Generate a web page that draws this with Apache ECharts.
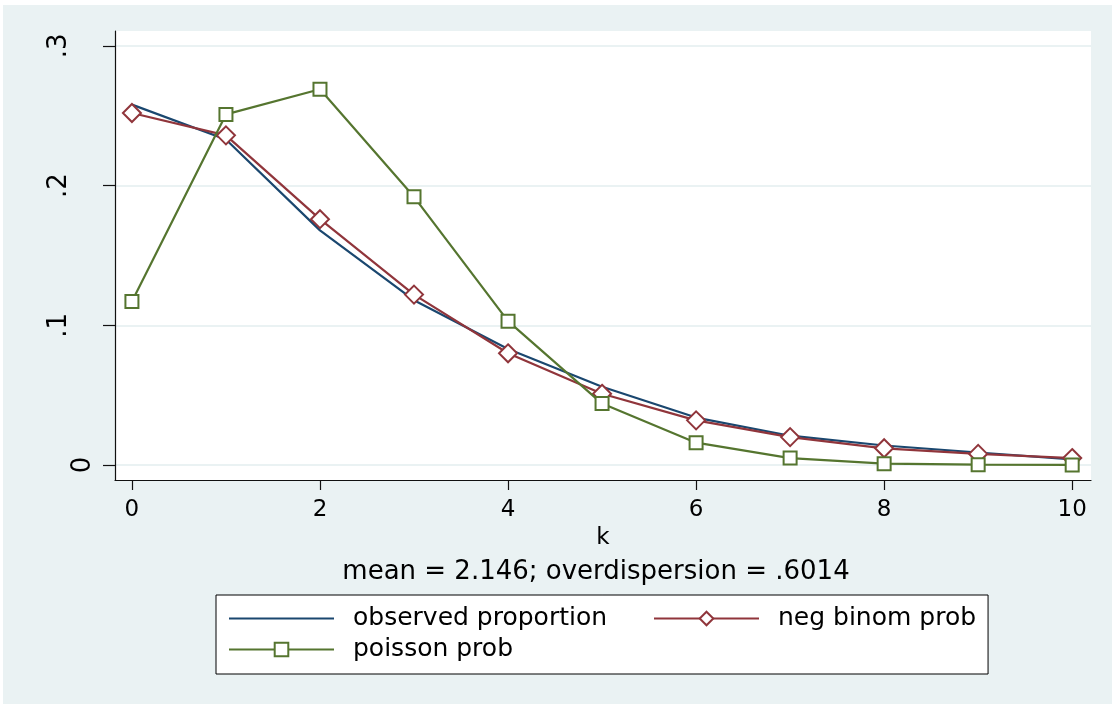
<!DOCTYPE html>
<html>
<head>
<meta charset="utf-8">
<script src="https://cdn.jsdelivr.net/npm/echarts@6/dist/echarts.min.js"></script>
<style>
  html, body { margin: 0; padding: 0; background: #ffffff; }
  #chart {
    width: 1112px; height: 705px; box-sizing: border-box;
    border-top: 5px solid #ffffff; border-left: 3px solid #ffffff; border-bottom: 1px solid #ffffff;
    background: #EAF2F3;
  }
</style>
</head>
<body>
<div id="chart"></div>
<script>
// ---- data ----
const k = [0, 1, 2, 3, 4, 5, 6, 7, 8, 9, 10];
const observedProportion = [0.258, 0.233, 0.168, 0.118, 0.083, 0.056, 0.034, 0.021, 0.014, 0.009, 0.004];
const negBinomProb      = [0.252, 0.236, 0.176, 0.122, 0.080, 0.051, 0.032, 0.020, 0.012, 0.008, 0.005];
const poissonProb       = [0.117, 0.251, 0.269, 0.192, 0.103, 0.044, 0.016, 0.005, 0.001, 0.0003, 0.0001];
const xTickValues = [0, 2, 4, 6, 8, 10];
const yTickValues = [0, 0.1, 0.2, 0.3];
const yTickLabels = ['0', '.1', '.2', '.3'];
const seriesNames = ['observed proportion', 'neg binom prob', 'poisson prob'];
const xTitle = 'k';
const note = 'mean = 2.146; overdispersion = .6014';

// ---- style ----
const FONT = 'DejaVu Sans';
const BLUE = '#1A476F', RED = '#90353B', GREEN = '#55752F';

const chart = echarts.init(document.getElementById('chart'), null, { renderer: 'canvas' });

function pairs(ys) { return k.map((x, i) => [x, ys[i]]); }

const option = {
  backgroundColor: 'transparent',
  animation: false,
  textStyle: { fontFamily: FONT, color: '#000' },
  grid: {
    left: 112, top: 26, right: 21, bottom: 224,
    show: true, backgroundColor: '#ffffff', borderWidth: 0
  },
  title: {
    text: note, left: 593, top: 554, padding: 0, textAlign: 'center',
    textStyle: { fontFamily: FONT, fontSize: 26, fontWeight: 'normal', color: '#000' }
  },
  xAxis: {
    type: 'value', min: -0.18, max: 10.2,
    name: xTitle, nameLocation: 'middle', nameGap: 43,
    nameTextStyle: { fontFamily: FONT, fontSize: 23, color: '#000' },
    axisLine: { show: true, onZero: false, lineStyle: { color: '#111', width: 1.2 } },
    axisTick: { show: true, customValues: xTickValues, length: 10, lineStyle: { color: '#111', width: 1.2 } },
    axisLabel: { customValues: xTickValues, fontFamily: FONT, fontSize: 23, color: '#000', margin: 19 },
    splitLine: { show: false }
  },
  yAxis: {
    type: 'value', min: -0.0107, max: 0.3107,
    axisLine: { show: true, onZero: false, lineStyle: { color: '#111', width: 1.2 } },
    axisTick: { show: true, customValues: yTickValues, length: 12, lineStyle: { color: '#111', width: 1.2 } },
    axisLabel: {
      customValues: yTickValues, rotate: 90, margin: 19,
      fontFamily: FONT, fontSize: 26, color: '#000',
      formatter: function (v) {
        let idx = 0, best = Infinity;
        yTickValues.forEach((t, i) => { const d = Math.abs(t - v); if (d < best) { best = d; idx = i; } });
        return idx === 0 ? '{z|' + yTickLabels[idx] + '}' : '{n|' + yTickLabels[idx] + '}';
      },
      rich: {
        z: { fontFamily: FONT, fontSize: 26, color: '#000' },
        n: { fontFamily: FONT, fontSize: 26, color: '#000', padding: [0, 0, 24, 0] }
      }
    },
    splitLine: { show: true, lineStyle: { color: '#EAF2F3', width: 2 } }
  },
  legend: {
    left: 213, top: 590, orient: 'horizontal',
    backgroundColor: '#ffffff', borderColor: '#000', borderWidth: 1, borderRadius: 0,
    padding: [11, 12, 12, 12], itemGap: 6, itemWidth: 105, itemHeight: 17,
    data: [
      { name: seriesNames[0], itemStyle: { opacity: 0 } },
      seriesNames[1],
      '',
      seriesNames[2]
    ],
    formatter: function (name) {
      return name === seriesNames[1] ? '{b|' + name + '}' : '{a|' + name + '}';
    },
    textStyle: {
      fontFamily: FONT, fontSize: 25, color: '#000',
      rich: {
        a: { fontFamily: FONT, fontSize: 25, color: '#000', width: 294, padding: [0, 0, 0, 14], lineHeight: 25 },
        b: { fontFamily: FONT, fontSize: 25, color: '#000', width: 198, padding: [0, 0, 0, 14], lineHeight: 25 }
      }
    }
  },
  series: [
    {
      name: seriesNames[0], type: 'line', data: pairs(observedProportion),
      symbol: 'none', color: BLUE,
      lineStyle: { color: BLUE, width: 2.2 }, z: 2
    },
    {
      name: seriesNames[1], type: 'line', data: pairs(negBinomProb),
      symbol: 'emptyDiamond', symbolSize: 18, color: RED,
      itemStyle: { color: RED, borderWidth: 2 },
      lineStyle: { color: RED, width: 2.2 }, z: 3
    },
    {
      name: seriesNames[2], type: 'line', data: pairs(poissonProb),
      symbol: 'emptyRect', symbolSize: 13, color: GREEN,
      itemStyle: { color: GREEN, borderWidth: 2 },
      lineStyle: { color: GREEN, width: 2.2 }, z: 4
    }
  ]
};
chart.setOption(option);
</script>
</body>
</html>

### [Task requirements]
Your task is to restate word for word the lines from the top of the data to the line containing "return k.map((x, i)", both ends included, with every picture left out.

### [Task answer]
Generate a web page that draws this with Apache ECharts.
<!DOCTYPE html>
<html>
<head>
<meta charset="utf-8">
<script src="https://cdn.jsdelivr.net/npm/echarts@6/dist/echarts.min.js"></script>
<style>
  html, body { margin: 0; padding: 0; background: #ffffff; }
  #chart {
    width: 1112px; height: 705px; box-sizing: border-box;
    border-top: 5px solid #ffffff; border-left: 3px solid #ffffff; border-bottom: 1px solid #ffffff;
    background: #EAF2F3;
  }
</style>
</head>
<body>
<div id="chart"></div>
<script>
// ---- data ----
const k = [0, 1, 2, 3, 4, 5, 6, 7, 8, 9, 10];
const observedProportion = [0.258, 0.233, 0.168, 0.118, 0.083, 0.056, 0.034, 0.021, 0.014, 0.009, 0.004];
const negBinomProb      = [0.252, 0.236, 0.176, 0.122, 0.080, 0.051, 0.032, 0.020, 0.012, 0.008, 0.005];
const poissonProb       = [0.117, 0.251, 0.269, 0.192, 0.103, 0.044, 0.016, 0.005, 0.001, 0.0003, 0.0001];
const xTickValues = [0, 2, 4, 6, 8, 10];
const yTickValues = [0, 0.1, 0.2, 0.3];
const yTickLabels = ['0', '.1', '.2', '.3'];
const seriesNames = ['observed proportion', 'neg binom prob', 'poisson prob'];
const xTitle = 'k';
const note = 'mean = 2.146; overdispersion = .6014';

// ---- style ----
const FONT = 'DejaVu Sans';
const BLUE = '#1A476F', RED = '#90353B', GREEN = '#55752F';

const chart = echarts.init(document.getElementById('chart'), null, { renderer: 'canvas' });

function pairs(ys) { return k.map((x, i) => [x, ys[i]]); }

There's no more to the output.